I’m a coward. Despite having read, meditated and debated on the subject, I didn’t want to do this publicly — that is, stick a toe in the treacherous waters of what is and what isn’t sustainable.
However, as I said in my last column, I’m determined to figure out what a sustainable University of Maine would look like and I cannot get too far with that venture without defining what sustainability is.
Sadly, it is a word so full of meaning it’s meaningless.
First a caveat: “Hell hath no fury like an environmentalist scorned.” There is perhaps no force more detrimental to the environmental movement than environmentalists themselves.

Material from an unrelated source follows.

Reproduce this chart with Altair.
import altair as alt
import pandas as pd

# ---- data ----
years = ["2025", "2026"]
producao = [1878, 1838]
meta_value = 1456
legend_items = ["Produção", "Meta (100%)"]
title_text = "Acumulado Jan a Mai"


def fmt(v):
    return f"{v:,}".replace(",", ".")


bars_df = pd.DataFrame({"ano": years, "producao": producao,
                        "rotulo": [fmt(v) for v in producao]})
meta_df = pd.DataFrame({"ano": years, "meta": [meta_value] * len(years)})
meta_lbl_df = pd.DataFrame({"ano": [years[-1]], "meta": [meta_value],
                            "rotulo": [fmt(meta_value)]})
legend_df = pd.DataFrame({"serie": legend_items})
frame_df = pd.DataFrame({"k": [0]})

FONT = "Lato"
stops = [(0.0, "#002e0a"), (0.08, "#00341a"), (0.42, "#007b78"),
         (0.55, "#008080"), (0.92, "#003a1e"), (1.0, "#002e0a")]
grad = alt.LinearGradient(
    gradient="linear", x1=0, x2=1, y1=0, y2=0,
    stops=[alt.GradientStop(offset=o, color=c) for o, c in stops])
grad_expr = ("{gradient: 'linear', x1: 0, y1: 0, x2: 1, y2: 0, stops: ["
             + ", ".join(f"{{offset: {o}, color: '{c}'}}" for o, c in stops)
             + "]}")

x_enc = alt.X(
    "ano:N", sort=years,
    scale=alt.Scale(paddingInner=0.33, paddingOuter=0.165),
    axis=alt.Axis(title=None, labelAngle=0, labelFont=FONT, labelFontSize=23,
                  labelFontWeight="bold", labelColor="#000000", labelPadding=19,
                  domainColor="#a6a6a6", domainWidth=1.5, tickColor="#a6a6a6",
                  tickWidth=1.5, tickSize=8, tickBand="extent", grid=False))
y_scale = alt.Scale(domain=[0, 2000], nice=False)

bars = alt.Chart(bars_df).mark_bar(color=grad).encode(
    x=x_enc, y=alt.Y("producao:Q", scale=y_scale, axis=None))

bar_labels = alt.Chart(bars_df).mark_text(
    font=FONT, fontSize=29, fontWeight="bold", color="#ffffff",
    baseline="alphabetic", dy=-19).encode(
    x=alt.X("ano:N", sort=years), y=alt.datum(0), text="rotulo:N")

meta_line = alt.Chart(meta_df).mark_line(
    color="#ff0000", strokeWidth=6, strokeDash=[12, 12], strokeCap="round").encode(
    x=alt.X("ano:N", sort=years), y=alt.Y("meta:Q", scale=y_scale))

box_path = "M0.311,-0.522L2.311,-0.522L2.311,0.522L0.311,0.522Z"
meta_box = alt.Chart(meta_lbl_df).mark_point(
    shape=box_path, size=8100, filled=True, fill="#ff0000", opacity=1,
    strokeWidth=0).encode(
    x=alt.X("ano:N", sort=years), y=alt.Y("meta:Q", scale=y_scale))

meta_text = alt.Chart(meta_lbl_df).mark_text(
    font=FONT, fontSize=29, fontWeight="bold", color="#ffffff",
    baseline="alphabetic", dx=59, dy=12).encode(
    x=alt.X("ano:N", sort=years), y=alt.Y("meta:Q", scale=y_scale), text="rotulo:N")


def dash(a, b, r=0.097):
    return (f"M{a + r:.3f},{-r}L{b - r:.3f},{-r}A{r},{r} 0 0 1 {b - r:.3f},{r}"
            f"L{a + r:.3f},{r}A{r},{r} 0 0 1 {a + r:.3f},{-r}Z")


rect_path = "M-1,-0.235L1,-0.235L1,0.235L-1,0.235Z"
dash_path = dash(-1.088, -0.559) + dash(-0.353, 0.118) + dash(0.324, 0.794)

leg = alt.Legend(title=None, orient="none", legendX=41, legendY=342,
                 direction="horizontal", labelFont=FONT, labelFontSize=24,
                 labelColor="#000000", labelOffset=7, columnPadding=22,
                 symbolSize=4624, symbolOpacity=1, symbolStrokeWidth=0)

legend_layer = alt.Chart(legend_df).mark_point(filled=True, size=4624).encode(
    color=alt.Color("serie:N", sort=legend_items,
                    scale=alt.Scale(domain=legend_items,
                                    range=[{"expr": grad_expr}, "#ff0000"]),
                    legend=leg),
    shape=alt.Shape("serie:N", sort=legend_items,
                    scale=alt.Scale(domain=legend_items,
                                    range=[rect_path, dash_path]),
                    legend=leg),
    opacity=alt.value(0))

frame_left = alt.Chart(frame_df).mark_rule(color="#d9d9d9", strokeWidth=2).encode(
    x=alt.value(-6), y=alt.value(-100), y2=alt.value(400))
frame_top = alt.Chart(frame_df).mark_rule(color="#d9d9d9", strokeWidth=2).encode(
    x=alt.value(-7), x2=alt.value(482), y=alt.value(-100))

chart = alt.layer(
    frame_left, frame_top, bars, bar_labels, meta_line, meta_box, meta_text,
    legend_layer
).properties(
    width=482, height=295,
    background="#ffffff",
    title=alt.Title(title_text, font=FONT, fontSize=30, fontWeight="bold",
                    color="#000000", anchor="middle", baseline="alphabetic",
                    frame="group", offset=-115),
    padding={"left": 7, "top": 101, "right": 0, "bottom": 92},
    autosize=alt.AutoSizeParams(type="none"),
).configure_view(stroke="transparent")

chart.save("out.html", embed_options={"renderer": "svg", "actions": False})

Those working for environmental causes often find themselves working against each other, despite the mountains of hard work they have accomplished, as much as against big, bad pollution monsters — the typical, heartless fiends.

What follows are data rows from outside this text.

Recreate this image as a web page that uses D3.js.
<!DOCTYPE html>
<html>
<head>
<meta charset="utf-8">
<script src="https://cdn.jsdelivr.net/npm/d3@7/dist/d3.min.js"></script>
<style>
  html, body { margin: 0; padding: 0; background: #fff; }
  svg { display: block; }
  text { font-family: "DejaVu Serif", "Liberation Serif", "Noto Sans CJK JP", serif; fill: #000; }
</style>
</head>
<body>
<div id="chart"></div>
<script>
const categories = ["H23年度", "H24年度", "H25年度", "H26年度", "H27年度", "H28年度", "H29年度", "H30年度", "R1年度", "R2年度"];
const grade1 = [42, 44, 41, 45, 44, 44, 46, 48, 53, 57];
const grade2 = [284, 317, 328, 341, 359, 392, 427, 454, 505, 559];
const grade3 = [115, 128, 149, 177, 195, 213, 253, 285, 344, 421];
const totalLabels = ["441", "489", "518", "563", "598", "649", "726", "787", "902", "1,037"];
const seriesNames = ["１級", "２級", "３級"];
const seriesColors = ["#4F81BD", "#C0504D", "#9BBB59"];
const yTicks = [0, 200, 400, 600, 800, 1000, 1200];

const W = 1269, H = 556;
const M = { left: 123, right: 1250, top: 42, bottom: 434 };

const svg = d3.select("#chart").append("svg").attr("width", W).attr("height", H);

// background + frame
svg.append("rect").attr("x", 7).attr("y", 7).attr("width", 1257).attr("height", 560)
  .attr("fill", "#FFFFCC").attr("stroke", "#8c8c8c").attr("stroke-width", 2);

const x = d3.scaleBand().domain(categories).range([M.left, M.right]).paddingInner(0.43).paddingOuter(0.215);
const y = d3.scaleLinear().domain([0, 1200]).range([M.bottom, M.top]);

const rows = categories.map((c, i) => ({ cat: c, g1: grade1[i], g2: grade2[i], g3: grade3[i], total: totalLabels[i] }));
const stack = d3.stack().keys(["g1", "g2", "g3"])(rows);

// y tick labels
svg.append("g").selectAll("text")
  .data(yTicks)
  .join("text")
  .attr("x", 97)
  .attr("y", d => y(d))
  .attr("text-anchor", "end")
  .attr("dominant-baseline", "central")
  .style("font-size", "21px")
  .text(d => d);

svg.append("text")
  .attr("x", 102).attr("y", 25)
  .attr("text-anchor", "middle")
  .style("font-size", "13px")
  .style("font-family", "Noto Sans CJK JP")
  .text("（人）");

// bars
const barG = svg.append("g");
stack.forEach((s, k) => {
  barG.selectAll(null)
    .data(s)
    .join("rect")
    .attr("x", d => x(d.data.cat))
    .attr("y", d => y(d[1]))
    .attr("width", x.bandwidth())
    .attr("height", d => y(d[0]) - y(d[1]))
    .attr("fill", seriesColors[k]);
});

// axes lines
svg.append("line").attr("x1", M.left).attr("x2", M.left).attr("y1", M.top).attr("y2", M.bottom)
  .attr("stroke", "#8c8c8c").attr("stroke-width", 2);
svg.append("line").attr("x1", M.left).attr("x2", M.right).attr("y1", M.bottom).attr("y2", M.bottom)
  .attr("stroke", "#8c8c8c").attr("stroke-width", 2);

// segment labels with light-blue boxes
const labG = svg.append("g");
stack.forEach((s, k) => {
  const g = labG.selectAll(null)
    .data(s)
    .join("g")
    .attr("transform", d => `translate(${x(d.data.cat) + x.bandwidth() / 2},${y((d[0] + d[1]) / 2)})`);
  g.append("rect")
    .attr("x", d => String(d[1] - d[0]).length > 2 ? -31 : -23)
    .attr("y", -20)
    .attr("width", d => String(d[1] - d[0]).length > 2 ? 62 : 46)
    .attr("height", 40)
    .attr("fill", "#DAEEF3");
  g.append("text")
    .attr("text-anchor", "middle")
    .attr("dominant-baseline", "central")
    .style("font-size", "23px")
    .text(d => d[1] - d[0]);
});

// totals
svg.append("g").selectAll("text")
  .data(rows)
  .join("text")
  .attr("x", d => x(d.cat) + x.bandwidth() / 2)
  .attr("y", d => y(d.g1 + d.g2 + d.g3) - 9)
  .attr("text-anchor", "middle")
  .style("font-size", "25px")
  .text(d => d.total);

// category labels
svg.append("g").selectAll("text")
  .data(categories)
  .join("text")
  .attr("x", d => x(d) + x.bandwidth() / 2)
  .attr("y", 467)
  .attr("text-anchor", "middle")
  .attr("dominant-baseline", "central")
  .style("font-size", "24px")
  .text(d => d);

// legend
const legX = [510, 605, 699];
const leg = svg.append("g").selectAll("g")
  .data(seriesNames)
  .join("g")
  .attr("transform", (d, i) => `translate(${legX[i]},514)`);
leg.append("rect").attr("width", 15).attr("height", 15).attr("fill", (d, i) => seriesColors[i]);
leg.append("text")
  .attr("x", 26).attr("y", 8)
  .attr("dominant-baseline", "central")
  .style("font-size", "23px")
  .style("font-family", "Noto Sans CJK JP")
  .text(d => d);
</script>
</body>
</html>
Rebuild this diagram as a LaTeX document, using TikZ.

These advocates can be split into, roughly, four groups: utilitarian, environmentalist, social ecologist and deep ecologist.
Utilitarians are those who see man as dominant and nature as a boundless resource to use for their benefit. Basically, almost everyone throughout history falls into this category. I will not say these are the bad guys who only need to be educated, because all of us have that selfish why-can’t-I-have-this-if-I-want-it mentality. But it must be recognized that if you make a choice, it is the result of conscious rationale, not natural instinct.
Then there are environmentalists who believe in economics, rational choice, incentives and regulations — think of the ‘70s, when all of our best environmental legislation was written. Nixon, have I loved?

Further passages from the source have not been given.